Por Alberto Fuguet Septiembre 8, 2017

Narcos. En Netflix.

¡Que viva la música! fue como tituló el caleño Andrés Caicedo su primera y única novela antes de matarse a los 25 años, ambientada entre los jóvenes salseros de Cali. Un par de años después, aparecería su colección de cuentos Calicalabozo. Caicedo, por un lado, amaba Cali, una ciudad tropical llena de baile y cines y, por otro, le parecía un infierno provinciano del cual era imposible escapar. Caicedo se suicidó en 1977, mucho antes de que Cali se transformara en la tierra prometida del cartel rival de Pablo Escobar. Al caer Medellín y su líder, que era como terminaba la temporada anterior de Narcos, la capital paisa se calmó y la joya del Valle del Cauca se transformó en la capital narco del mundo y sus cuatro padrinos se hicieron cargo de más del 80% del negocio mundial durante los 90. Cali es la estrella o el villano, y los creadores de Narcos la transforman en mitad Tijuana, mitad Las Vegas en esta tercera temporada, donde se vuelve el personaje más atractivo y sugerente de esta saga que fusiona el peor melodrama con el mejor cine-negro para crear un nuevo producto intensamente latinoamericano, aunque conjurado en Hollywood.

Llevo un tiempo viendo narcoseries, que serían el brazo armado y audiovisual de los narcocorridos y de la literatura narco fronteriza que ha aparecido sobre todo en México, con resultados variados. De todo el material disponible, Narcos es la joya y es de esperar que pronto siga e ingrese al territorio mexicano, que es donde aún sigue este reguero de sangre. La narrativa narco es la del chico pobre que surge de la nada para vengarse con todo. Es, qué duda cabe, una épica que seduce e identifica. Lo narco —como verbo, como adjetivo, como marca registrada— es quizás el nuevo realismo mágico. Es nuestro nuevo producto de exportación y lo cierto es que funciona.

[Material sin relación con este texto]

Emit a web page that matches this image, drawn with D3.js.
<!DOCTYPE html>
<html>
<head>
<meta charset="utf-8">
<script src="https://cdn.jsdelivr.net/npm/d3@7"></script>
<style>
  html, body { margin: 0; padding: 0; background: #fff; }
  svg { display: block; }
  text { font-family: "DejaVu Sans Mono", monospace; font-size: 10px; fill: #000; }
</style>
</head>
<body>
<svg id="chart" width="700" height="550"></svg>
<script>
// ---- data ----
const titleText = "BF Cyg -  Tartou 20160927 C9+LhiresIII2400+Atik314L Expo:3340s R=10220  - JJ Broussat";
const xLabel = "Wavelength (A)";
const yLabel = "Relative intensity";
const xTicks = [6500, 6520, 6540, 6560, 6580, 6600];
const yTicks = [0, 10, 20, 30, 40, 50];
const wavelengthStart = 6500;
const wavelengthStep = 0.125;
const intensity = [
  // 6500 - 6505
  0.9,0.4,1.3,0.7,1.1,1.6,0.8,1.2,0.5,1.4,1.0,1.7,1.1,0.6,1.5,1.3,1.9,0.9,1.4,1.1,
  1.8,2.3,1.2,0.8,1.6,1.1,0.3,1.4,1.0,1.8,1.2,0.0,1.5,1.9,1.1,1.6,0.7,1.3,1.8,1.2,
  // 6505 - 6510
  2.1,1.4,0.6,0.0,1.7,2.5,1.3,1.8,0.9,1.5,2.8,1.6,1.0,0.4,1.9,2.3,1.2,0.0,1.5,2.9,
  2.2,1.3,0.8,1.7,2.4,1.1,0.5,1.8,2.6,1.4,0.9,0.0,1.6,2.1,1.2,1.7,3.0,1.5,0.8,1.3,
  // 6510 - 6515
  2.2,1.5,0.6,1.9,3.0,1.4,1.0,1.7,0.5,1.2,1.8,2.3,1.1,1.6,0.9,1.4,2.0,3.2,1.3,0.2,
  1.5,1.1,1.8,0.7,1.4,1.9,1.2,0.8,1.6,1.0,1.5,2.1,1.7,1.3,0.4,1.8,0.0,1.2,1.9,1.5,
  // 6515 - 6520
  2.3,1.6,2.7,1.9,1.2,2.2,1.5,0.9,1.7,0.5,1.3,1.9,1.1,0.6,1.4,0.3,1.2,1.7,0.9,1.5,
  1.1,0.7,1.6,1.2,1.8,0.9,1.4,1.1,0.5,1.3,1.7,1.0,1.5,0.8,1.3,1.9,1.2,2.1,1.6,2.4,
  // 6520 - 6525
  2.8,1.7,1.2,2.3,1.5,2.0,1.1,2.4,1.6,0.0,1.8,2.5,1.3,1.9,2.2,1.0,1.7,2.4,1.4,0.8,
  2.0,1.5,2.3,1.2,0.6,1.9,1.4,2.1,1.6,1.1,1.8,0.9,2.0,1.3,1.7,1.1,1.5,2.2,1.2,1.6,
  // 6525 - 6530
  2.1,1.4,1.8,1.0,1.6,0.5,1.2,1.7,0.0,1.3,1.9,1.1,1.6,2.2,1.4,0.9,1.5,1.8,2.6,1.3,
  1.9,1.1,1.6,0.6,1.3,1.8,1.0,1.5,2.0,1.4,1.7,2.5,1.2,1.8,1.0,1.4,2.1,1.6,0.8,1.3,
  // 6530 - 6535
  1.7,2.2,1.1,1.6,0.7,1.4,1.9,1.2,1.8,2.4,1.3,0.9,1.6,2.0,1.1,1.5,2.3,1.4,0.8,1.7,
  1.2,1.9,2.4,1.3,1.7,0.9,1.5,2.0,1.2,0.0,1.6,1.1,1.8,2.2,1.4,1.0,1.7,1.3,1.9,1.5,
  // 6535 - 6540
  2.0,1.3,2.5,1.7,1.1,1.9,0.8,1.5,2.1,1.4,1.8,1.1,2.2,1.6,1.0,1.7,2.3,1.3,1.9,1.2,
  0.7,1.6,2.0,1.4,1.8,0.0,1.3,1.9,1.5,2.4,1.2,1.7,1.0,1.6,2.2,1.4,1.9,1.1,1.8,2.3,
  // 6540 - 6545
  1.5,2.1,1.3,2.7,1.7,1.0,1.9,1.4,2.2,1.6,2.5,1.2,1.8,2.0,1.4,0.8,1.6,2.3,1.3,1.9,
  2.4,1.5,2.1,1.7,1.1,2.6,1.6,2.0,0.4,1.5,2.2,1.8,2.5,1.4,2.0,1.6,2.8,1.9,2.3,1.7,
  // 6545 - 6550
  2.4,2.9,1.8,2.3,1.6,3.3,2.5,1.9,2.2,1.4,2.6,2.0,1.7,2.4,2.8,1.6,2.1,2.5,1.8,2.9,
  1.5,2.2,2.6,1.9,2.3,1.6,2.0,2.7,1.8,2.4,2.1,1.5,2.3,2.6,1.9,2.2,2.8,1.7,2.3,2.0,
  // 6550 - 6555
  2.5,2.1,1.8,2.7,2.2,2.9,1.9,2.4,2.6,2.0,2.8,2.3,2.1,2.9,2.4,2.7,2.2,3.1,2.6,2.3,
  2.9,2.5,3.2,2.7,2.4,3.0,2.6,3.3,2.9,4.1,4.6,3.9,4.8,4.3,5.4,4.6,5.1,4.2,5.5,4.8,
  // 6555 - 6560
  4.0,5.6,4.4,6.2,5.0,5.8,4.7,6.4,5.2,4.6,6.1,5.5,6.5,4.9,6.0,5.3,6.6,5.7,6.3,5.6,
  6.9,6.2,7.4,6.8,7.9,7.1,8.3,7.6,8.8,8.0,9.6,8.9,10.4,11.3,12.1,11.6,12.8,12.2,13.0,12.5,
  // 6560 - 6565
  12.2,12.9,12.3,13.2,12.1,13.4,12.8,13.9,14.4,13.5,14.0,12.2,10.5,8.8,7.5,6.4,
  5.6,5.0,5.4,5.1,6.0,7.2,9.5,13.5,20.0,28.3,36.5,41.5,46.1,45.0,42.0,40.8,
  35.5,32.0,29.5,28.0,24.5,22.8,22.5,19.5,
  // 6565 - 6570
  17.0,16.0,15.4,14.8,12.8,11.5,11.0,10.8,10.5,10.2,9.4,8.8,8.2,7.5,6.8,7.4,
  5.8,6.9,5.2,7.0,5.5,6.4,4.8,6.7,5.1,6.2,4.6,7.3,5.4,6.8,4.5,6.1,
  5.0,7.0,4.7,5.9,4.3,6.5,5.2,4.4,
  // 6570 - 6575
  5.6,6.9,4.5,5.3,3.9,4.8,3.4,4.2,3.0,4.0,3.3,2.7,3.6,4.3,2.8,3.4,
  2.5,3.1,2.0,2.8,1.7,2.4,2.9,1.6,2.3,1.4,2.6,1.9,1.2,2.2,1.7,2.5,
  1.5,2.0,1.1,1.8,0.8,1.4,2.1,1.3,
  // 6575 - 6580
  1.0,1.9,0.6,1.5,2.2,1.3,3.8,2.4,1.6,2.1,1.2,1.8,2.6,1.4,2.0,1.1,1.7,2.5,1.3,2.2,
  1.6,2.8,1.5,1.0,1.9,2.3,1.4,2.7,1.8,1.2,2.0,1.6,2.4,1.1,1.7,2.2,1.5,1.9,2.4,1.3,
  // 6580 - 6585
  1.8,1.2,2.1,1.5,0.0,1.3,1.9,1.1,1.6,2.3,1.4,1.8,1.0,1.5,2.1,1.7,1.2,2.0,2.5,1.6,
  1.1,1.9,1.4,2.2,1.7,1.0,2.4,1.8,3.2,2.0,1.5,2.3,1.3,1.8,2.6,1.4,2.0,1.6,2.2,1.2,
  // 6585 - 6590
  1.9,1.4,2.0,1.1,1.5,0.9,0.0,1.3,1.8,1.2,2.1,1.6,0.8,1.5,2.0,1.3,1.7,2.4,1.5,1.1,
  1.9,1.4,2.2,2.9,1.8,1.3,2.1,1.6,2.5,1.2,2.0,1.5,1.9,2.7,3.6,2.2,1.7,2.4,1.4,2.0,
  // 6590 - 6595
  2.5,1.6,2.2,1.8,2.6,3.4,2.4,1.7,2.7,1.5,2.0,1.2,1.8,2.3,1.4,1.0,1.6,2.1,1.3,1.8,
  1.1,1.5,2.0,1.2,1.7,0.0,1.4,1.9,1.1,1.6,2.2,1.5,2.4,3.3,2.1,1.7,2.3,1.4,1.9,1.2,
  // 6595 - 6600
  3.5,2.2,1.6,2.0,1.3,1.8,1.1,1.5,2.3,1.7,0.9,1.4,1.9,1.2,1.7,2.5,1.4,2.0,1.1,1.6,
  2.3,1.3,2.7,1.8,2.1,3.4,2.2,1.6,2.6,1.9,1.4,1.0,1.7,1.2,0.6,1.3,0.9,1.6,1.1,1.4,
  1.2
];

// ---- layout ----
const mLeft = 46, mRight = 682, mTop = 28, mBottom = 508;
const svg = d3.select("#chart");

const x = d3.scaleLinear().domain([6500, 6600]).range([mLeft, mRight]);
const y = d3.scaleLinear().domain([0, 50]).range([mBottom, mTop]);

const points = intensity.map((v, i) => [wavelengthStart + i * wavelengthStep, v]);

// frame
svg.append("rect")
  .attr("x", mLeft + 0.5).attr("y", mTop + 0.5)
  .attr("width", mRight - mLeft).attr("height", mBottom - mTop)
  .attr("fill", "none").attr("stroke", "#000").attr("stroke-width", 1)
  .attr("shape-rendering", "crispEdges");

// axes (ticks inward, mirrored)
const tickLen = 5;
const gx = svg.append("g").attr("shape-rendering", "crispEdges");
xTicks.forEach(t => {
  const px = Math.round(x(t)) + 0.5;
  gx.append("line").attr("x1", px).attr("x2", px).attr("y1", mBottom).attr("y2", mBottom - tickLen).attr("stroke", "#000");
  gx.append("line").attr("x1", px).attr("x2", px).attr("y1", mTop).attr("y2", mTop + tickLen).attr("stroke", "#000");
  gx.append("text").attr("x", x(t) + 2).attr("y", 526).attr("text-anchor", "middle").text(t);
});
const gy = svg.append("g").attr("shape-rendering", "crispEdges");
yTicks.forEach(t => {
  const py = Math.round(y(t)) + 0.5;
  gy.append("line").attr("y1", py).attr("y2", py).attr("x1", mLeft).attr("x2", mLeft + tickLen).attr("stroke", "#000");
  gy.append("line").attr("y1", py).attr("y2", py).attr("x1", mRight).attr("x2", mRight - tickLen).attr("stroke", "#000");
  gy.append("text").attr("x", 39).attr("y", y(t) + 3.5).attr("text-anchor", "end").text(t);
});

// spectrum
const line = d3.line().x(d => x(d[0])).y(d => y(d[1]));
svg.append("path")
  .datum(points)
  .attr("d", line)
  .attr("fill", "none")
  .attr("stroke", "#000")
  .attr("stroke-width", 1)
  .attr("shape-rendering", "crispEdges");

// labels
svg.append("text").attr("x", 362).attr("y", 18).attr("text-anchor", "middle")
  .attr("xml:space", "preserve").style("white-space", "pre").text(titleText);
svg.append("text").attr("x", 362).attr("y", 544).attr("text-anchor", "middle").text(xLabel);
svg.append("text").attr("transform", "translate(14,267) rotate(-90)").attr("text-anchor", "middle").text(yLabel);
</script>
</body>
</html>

Es rural y es urbano. Desde luego surge desde Colombia y, exageraciones aparte, posee un ancla en la realidad y en el barro.

Lo que quizás le falta a esta temporada de Narcos es erotismo y corazón, pero lo compensa con tensión y estrategia. No es fácil superar a Escobar, pero ahora hay cuatro padrinos y un gobierno (el de Samper) que está infiltrado. Narcos sigue funcionando. A veces, como la cocaína misma, atonta pero es adictiva. Te deja frío pero, a la vez, duro, prendido, alerta.

En las dos primeras temporada de Narcos, Pablo Escobar era el villano o al  menos su centro moral-inmoral. Ahora, un personaje más bien secundario ha ido subiendo hasta convertirse en la estrella: el chileno Pedro Pascal como Javier Peña, el agente de la DEA. Y los que eran, a todas luces, casi unos extras, ahora son las estrellas: los dos hermanos Rodríguez de Cali, junto a “Pacho” Herrera, el estilizado gángster gay al que le gusta vestir guayaberas compradas en Versace. Es junto a Salcedo, el jefe de seguridad convertido en rata-soplón, lo mejor de esta temporada evidentemente masculina, donde la única motivación real no es ni el dinero ni la droga sino la posibilidad de vengarse, la única emoción que importa y altera es la sospecha.